Constraining photon dispersion relations from observations of the Vela pulsar with H.E.S.S

TL;DR

This paper uses gamma-ray observations of the Vela pulsar by H.E.S.S. to set new constraints on quantum gravity theories predicting modified photon dispersion relations, leveraging pulsar periodicity data.

Contribution

It introduces a novel method and calibration procedure to constrain quantum gravity effects using pulsar gamma-ray data, providing the first limit with the Vela pulsar.

Findings

First limit on QG energy scale from Vela pulsar data

Method and calibration procedure for analyzing pulsar gamma-ray data

Constraints on Lorentz invariance violation from pulsar observations

Abstract

Some approaches to Quantum Gravity (QG) predict a modification of photon dispersion relations due to a breaking of Lorentz invariance.
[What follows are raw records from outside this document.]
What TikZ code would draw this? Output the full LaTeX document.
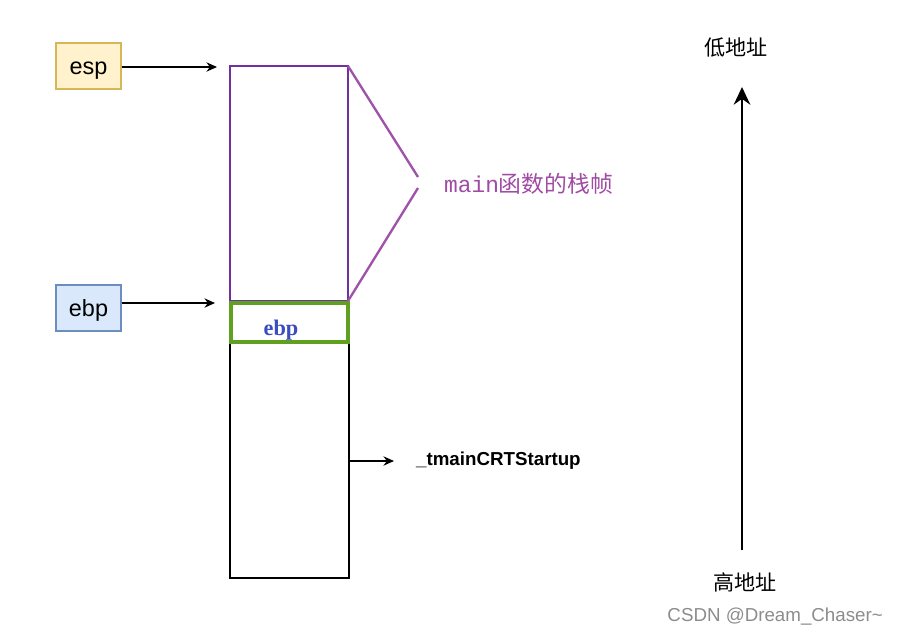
\documentclass[tikz,border=0pt]{standalone}
\usepackage{fontspec}
\setmainfont{Liberation Sans}
\newfontfamily\cjkfont{Noto Sans CJK SC}
\newfontfamily\monofont{Liberation Mono}
\newfontfamily\seriffont{Liberation Serif}
\usepackage{tikz}
\usetikzlibrary{arrows.meta}
\usepackage{xcolor}
\definecolor{espfill}{HTML}{FFF2CC}
\definecolor{espdraw}{HTML}{D6B656}
\definecolor{ebpfill}{HTML}{DAE8FC}
\definecolor{ebpdraw}{HTML}{6C8EBF}
\definecolor{framepurple}{HTML}{7030A0}
\definecolor{bracepurple}{HTML}{A052AA}
\definecolor{labelpurple}{HTML}{A04CA4}
\definecolor{slotgreen}{HTML}{60A020}
\definecolor{slotblue}{HTML}{3A4CC0}

\begin{document}
\begin{tikzpicture}[x=0.03cm,y=-0.03cm,
    regbox/.style={draw,line width=0.9pt,minimum width=1.95cm,minimum height=1.38cm,
      inner sep=0pt,text height=15pt,text depth=0pt,font=\fontsize{20}{24}\selectfont},
    ptr/.style={-{Stealth[length=9pt,width=8pt]},line width=1.1pt},
    cjklabel/.style={font=\cjkfont\fontsize{18}{22}\selectfont}]
  \useasboundingbox (0,0) rectangle (901,636);
  % registros
  \node[regbox,fill=espfill,draw=espdraw] (esp) at (88.5,66) {esp};
  \node[regbox,fill=ebpfill,draw=ebpdraw] (ebp) at (88.5,308) {ebp};
  % pila: marco de main, ebp guardado, resto
  \draw[framepurple,line width=0.9pt] (230,66) coordinate (frametop) rectangle (348,301) coordinate (framebot);
  \draw[line width=1pt] (230,342) rectangle (349,578);
  \draw[slotgreen,line width=2.6pt] (231,303) rectangle (348,342);
  \node[text=slotblue,font=\seriffont\bfseries\fontsize{19}{22}\selectfont] (oldebp) at (281,330) {ebp};
  % llave del marco
  \coordinate (bracetop) at (418,177);
  \coordinate (bracebot) at (418,188);
  \draw[bracepurple,line width=2pt] (frametop -| framebot) -- (bracetop);
  \draw[bracepurple,line width=2pt] (bracebot) -- (framebot);
  \node[text=labelpurple,anchor=west] (framelabel) at (440,184)
    {\fontsize{19.5}{22}\selectfont\monofont main\cjkfont 函数的栈帧};
  % punteros
  \coordinate (esptip) at (217,67);
  \coordinate (ebptip) at (215,303);
  \draw[ptr] (esp.east |- esptip) -- (esptip);
  \draw[ptr] (ebp.east |- ebptip) -- (ebptip);
  % direccion de retorno
  \coordinate (retfrom) at (349,461);
  \coordinate (retto) at (394,461);
  \node[anchor=west,font=\bfseries\fontsize{16}{19}\selectfont] (ret) at (412,461) {\_tmainCRTStartup};
  \draw[ptr] (retfrom) -- (retto);
  % sentido de las direcciones
  \node[cjklabel] (low) at (736,48) {低地址};
  \node[cjklabel] (high) at (745,582) {高地址};
  \coordinate (arrowfoot) at (742,550);
  \coordinate (arrowhead) at (742,87);
  \draw[-{Stealth[length=15pt,width=14pt]},line width=2.4pt] (arrowfoot) -- (arrowhead);
  \node[text=black!45,anchor=east,font=\fontsize{16}{19}\selectfont] (mark) at (887,617) {CSDN @Dream\_Chaser\textasciitilde};
\end{tikzpicture}
\end{document}
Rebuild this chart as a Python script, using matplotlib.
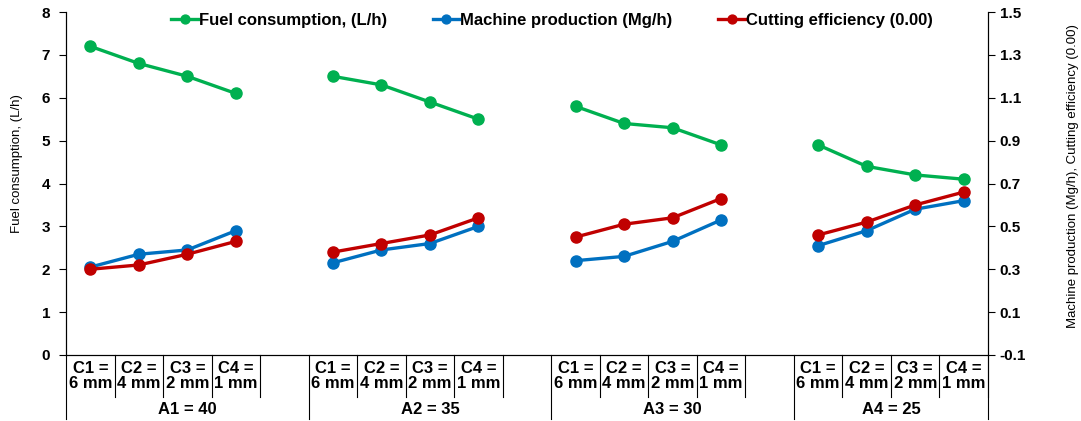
import numpy as np
import matplotlib
matplotlib.use("Agg")
import matplotlib.pyplot as plt
import matplotlib.transforms as mtransforms

plt.rcParams['font.family'] = ['Liberation Sans', 'DejaVu Sans']

groups = ["A1 = 40", "A2 = 35", "A3 = 30", "A4 = 25"]
cuts = ["C1 =\n6 mm", "C2 =\n4 mm", "C3 =\n2 mm", "C4 =\n1 mm"]

fuel = [[7.2, 6.8, 6.5, 6.1],
        [6.5, 6.3, 5.9, 5.5],
        [5.8, 5.4, 5.3, 4.9],
        [4.9, 4.4, 4.2, 4.1]]
production = [[0.31, 0.37, 0.39, 0.48],
              [0.33, 0.39, 0.42, 0.50],
              [0.34, 0.36, 0.43, 0.53],
              [0.41, 0.48, 0.58, 0.62]]
efficiency = [[0.30, 0.32, 0.37, 0.43],
              [0.38, 0.42, 0.46, 0.54],
              [0.45, 0.51, 0.54, 0.63],
              [0.46, 0.52, 0.60, 0.66]]

green = "#00B050"
blue = "#0070C0"
red = "#C00000"

fig = plt.figure(figsize=(10.81, 4.21), dpi=100)
ax = fig.add_axes([66 / 1081, 1 - 355 / 421, (988 - 66) / 1081, (355 - 12) / 421])
ax2 = ax.twinx()

slot = 5  # 4 categories + 1 gap per group
lw = 2.4
ms = 8
for g in range(len(groups)):
    xs = [g * slot + c for c in range(len(cuts))]
    l1, = ax.plot(xs, fuel[g], color=green, lw=lw, marker="o", ms=ms,
                  label="Fuel consumption, (L/h)" if g == 0 else None)
    l2, = ax2.plot(xs, production[g], color=blue, lw=lw, marker="o", ms=ms,
                   label="Machine production (Mg/h)" if g == 0 else None)
    l3, = ax2.plot(xs, efficiency[g], color=red, lw=lw, marker="o", ms=ms,
                   label="Cutting efficiency (0.00)" if g == 0 else None)
    if g == 0:
        handles = [l1, l2, l3]

nslots = slot * len(groups) - 1
ax.set_xlim(-0.5, nslots - 0.5)
ax.set_ylim(0, 8)
ax.set_yticks(np.arange(0, 9, 1))
ax2.set_ylim(-0.1, 1.5)
ax2.set_yticks(np.round(np.arange(-0.1, 1.51, 0.2), 1))
ax2.set_yticklabels([f"{v:.1f}" for v in np.arange(-0.1, 1.51, 0.2)])

for a in (ax, ax2):
    a.spines["top"].set_visible(False)
    a.tick_params(axis="y", direction="out", length=5, width=0.8, labelsize=11)
    for lab in a.get_yticklabels():
        lab.set_fontweight("bold")
ax.tick_params(axis="y", pad=6.5)
ax2.tick_params(axis="y", pad=3.5)
ax.set_xticks([])

ax.set_ylabel("Fuel consumption, (L/h)", fontsize=9.5)
ax.yaxis.set_label_coords(-0.047, 0.557)
ax2.set_ylabel("Machine production (Mg/h), Cutting efficiency (0.00)", fontsize=9.5)
ax2.yaxis.set_label_coords(1.0855, 0.522)

# multi-level category axis
trans = mtransforms.blended_transform_factory(ax.transData, fig.transFigure)
y_axis = 1 - 355 / 421
y_inner = 1 - 397 / 421
y_outer = 1 - 419 / 421
for g, name in enumerate(groups):
    start = g * slot - 0.5
    ax.plot([start, start], [y_axis, y_outer], transform=trans, color="black",
            lw=0.8, clip_on=False)
    for c, lab in enumerate(cuts):
        x = g * slot + c
        ax.plot([x + 0.5, x + 0.5], [y_axis, y_inner], transform=trans,
                color="black", lw=0.8, clip_on=False)
        ax.text(x, 1 - 376 / 421, lab, transform=trans, ha="center", va="center",
                fontsize=12, fontweight="bold", linespacing=1.0)
    ncat = slot if g < len(groups) - 1 else len(cuts)
    ax.text(start + ncat / 2, 1 - 409 / 421, name, transform=trans, ha="center",
            va="center", fontsize=12, fontweight="bold")
end = nslots - 0.5
ax.plot([end, end], [y_axis, y_outer], transform=trans, color="black",
        lw=0.8, clip_on=False)

leg = ax2.legend(handles=handles, loc="upper center", bbox_to_anchor=(0.527, 1.04),
                 ncol=3, frameon=False, handlelength=1.6, handletextpad=0.05,
                 columnspacing=2.75, markerscale=0.8,
                 prop={"weight": "bold", "size": 12})

fig.savefig("out.png", dpi=100)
The effect is expected to affect photons near an effective QG energy scale. This scale has been constrained by observing gamma rays emitted from variable astrophysical sources such as gamma-ray bursts and flaring active galactic nuclei. Pulsars exhibit a periodic emission of possibly ms time scale. In 2014, the H.E.S.S. experiment reported the detection down to 20 GeV of gamma rays from the Vela pulsar having a periodicity of 89 ms. Using a likelihood analysis, calibrated with a dedicated Monte-Carlo procedure, we obtain the first limit on QG energy scale with the Vela pulsar. In this paper, the method and calibration procedure in use will be described and the results will be discussed.